Reproduce the lines of the material exactly, excluding every image.
<<<<
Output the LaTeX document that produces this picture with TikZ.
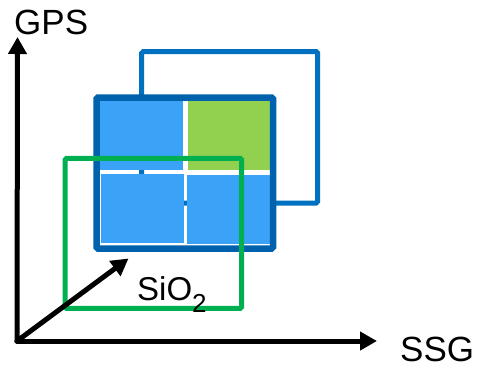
\documentclass[tikz,border=0pt]{standalone}
\usepackage{fontspec}
\setmainfont{Liberation Sans}
\usepackage{tikz}
\usetikzlibrary{arrows.meta,positioning}
\definecolor{outerblue}{RGB}{0,112,192}
\definecolor{frameblue}{RGB}{0,98,172}
\definecolor{cellblue}{RGB}{58,163,248}
\definecolor{cellgreen}{RGB}{146,208,80}
\definecolor{linegreen}{RGB}{0,176,80}

\begin{document}
\begin{tikzpicture}[x=1pt,y=-1pt,
              axis/.style={line width=5pt, black, line cap=round, line join=round,
                           -{Triangle[length=17pt,width=18pt]}},
              box/.style={line width=5pt, rounded corners=1.5pt},
              lbl/.style={inner sep=0pt, font=\fontsize{35}{40}\selectfont},
             ]
\useasboundingbox (0,0) rectangle (479,368);
% outer blue frame, partly hidden by the cells
\draw[box, outerblue] (141.7,51.7) rectangle (317.7,203);
% cells
\fill[cellblue] (100,100.7) rectangle (182.7,170);
\fill[cellgreen] (187.7,100.7) rectangle (270.7,170);
\fill[cellblue] (100.7,174) rectangle (184.3,242.7);
\fill[cellblue] (186.7,175) rectangle (270.7,244);
\draw[box, frameblue, line width=6.5pt] (96.5,97.5) rectangle (273,248.5);
% green frame on top
\draw[box, linegreen] (65,158.3) rectangle (241.7,308.3);
% axes
\coordinate (o) at (17,341);
\coordinate (ytip) at (17.5,37);
\coordinate (xtip) at (377,341);
\coordinate (ztip) at (128.5,258.5);
\draw[axis] (o) -- (ytip);
\draw[axis] (o) -- (xtip);
\draw[axis] (o) -- (ztip);
\node[lbl, anchor=base west] (gps) at (14,34) {GPS};
\node[lbl, anchor=base west] (ssg) at (400,361) {SSG};
\node[inner sep=0pt, anchor=base west, font=\fontsize{33}{38}\selectfont] (sio) at (137,300)
  {SiO\raisebox{-12pt}{\fontsize{26}{26}\selectfont 2}};
\end{tikzpicture}
\end{document}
>>>>
*Answer to this exercise:*
Output the LaTeX document that produces this picture with TikZ.
\documentclass[tikz,border=0pt]{standalone}
\usepackage{fontspec}
\setmainfont{Liberation Sans}
\usepackage{tikz}
\usetikzlibrary{arrows.meta,positioning}
\definecolor{outerblue}{RGB}{0,112,192}
\definecolor{frameblue}{RGB}{0,98,172}
\definecolor{cellblue}{RGB}{58,163,248}
\definecolor{cellgreen}{RGB}{146,208,80}
\definecolor{linegreen}{RGB}{0,176,80}

\begin{document}
\begin{tikzpicture}[x=1pt,y=-1pt,
              axis/.style={line width=5pt, black, line cap=round, line join=round,
                           -{Triangle[length=17pt,width=18pt]}},
              box/.style={line width=5pt, rounded corners=1.5pt},
              lbl/.style={inner sep=0pt, font=\fontsize{35}{40}\selectfont},
             ]
\useasboundingbox (0,0) rectangle (479,368);
% outer blue frame, partly hidden by the cells
\draw[box, outerblue] (141.7,51.7) rectangle (317.7,203);
% cells
\fill[cellblue] (100,100.7) rectangle (182.7,170);
\fill[cellgreen] (187.7,100.7) rectangle (270.7,170);
\fill[cellblue] (100.7,174) rectangle (184.3,242.7);
\fill[cellblue] (186.7,175) rectangle (270.7,244);
\draw[box, frameblue, line width=6.5pt] (96.5,97.5) rectangle (273,248.5);
% green frame on top
\draw[box, linegreen] (65,158.3) rectangle (241.7,308.3);
% axes
\coordinate (o) at (17,341);
\coordinate (ytip) at (17.5,37);
\coordinate (xtip) at (377,341);
\coordinate (ztip) at (128.5,258.5);
\draw[axis] (o) -- (ytip);
\draw[axis] (o) -- (xtip);
\draw[axis] (o) -- (ztip);
\node[lbl, anchor=base west] (gps) at (14,34) {GPS};
\node[lbl, anchor=base west] (ssg) at (400,361) {SSG};
\node[inner sep=0pt, anchor=base west, font=\fontsize{33}{38}\selectfont] (sio) at (137,300)
  {SiO\raisebox{-12pt}{\fontsize{26}{26}\selectfont 2}};
\end{tikzpicture}
\end{document}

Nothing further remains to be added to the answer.